This morning the Nobel Committee announced that Patrick Modiano, a French novelist and intellectual, has won the 2014 Nobel for Literature. Critic Sarah Weinman’s tweet just about summed up the immediate reaction:
Modiano reactions: alternating between "he didn't deserve it!" (French) and "who?" (Rest of world)
— Sarah Weinman (@sarahw) October 9, 2014
I confess, I had never heard of Modiano before today. Chances are, most of the American reading public hadn’t heard of him, either. Ladbrokes, the betting agency everyone cites (despite a less-than-stellar track record) had pegged Haruki Murakami and Kenyan novelist Ngugi Wa Thiong'o as the contenders most likely to win the prize. Neither won. The like-clockwork Twitter banter this week revolved around the incredibly rich, immensely successful, every-other-prize-winning, surely self-satisfied Philip Roth. He didn’t win either, and became, for perhaps the thirty-second continuous prize season, “the most gleefully talked about loser of the year.”

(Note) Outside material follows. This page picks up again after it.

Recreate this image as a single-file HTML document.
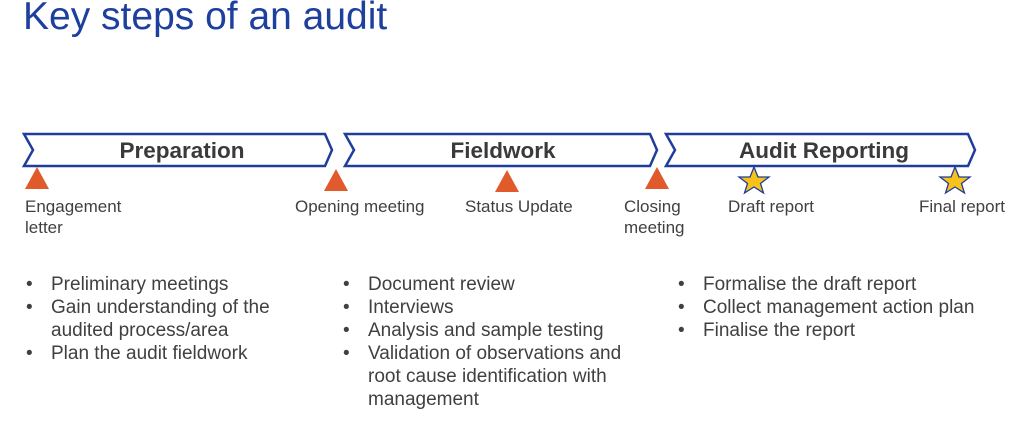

Last year, when Alice Munro—the living master of the short story—was awarded the Nobel, the murmurs of dissatisfaction were much quieter. Munro, you see, is widely read in America. She’s a (well-deserving) darling of The New Yorker. She is, in short, popular. And for some reason, the masses want affirmation more than recognition from their literary prizes.
So if you've found yourself confused, or grieving, or downright apopletic, here's a guide to getting over your Nobel disappointment.
Take a few moments to yourself. I know this is the World Cup for us lit nerds—the Olympics, even—but before you start furiously tweeting that the Nobel Committee is run by a bunch of buffoons, remember that there was a moment in your life when you’d never heard of Kenzaburo Oe or Mario Vargas Llosa or Orhan Pamuk. Perhaps it was the Nobel that brought those writers to your attention, perhaps it wasn’t. But unfamiliar doesn’t equal unworthy.
Remind yourself that Philip Roth knows he’s a genius. He knows he’s beloved by millions of readers around the world. He’s had critical success, financial success—pretty much every variety of success. He doesn’t need the Nobel to prove himself—and you don’t need him to win the Nobel to prove that your regard for him is worthy.
Move past the fact that lauded geniuses of the past did not win the Nobel and never will. Take down a beloved modernist tome—if that's your cup of tea—and stroke it delicately. Tell it you love it. Yell to the heavens that its author deserves more, deserves better, deserves justice. I, for one, still struggle to understand how Henry James was passed over in 1911 (despite Edith Wharton and Edmund Gosse’s campaigning). But you know what? Henry is OK. His legacy is intact. People continue to read Portrait of a Lady by the thousands. And he (along with Woolf, Nabokov, Tolstoy, Kafka, Rilke, and so on) isn't suffering as a result of the oversight. Neither are his book sales.
Remind yourself that the Nobel Committee’s selection does not undermine your own taste/intellect. Stewart Smalley’s mirror exercise might come in handy here. You’re good enough. You’re smart enough. Goddamit, people like you. The Nobel judges' selection of a writer who you've never heard of, let alone read, isn't an indictment of your intelligence.
Go buy some Patrick Modiano. Or some Mo Yan. Or Elfriede Jelinek, or J. M. G. Le Clézio. Read it. Revel in the fact that a panel of very intelligent, widely read intellectuals have brought a new literary voice to your attention. I don't know about you, but my biggest literary fear is that I'll run out of good books someday—the Nobel is my yearly reminder that such a thing simply isn't possible.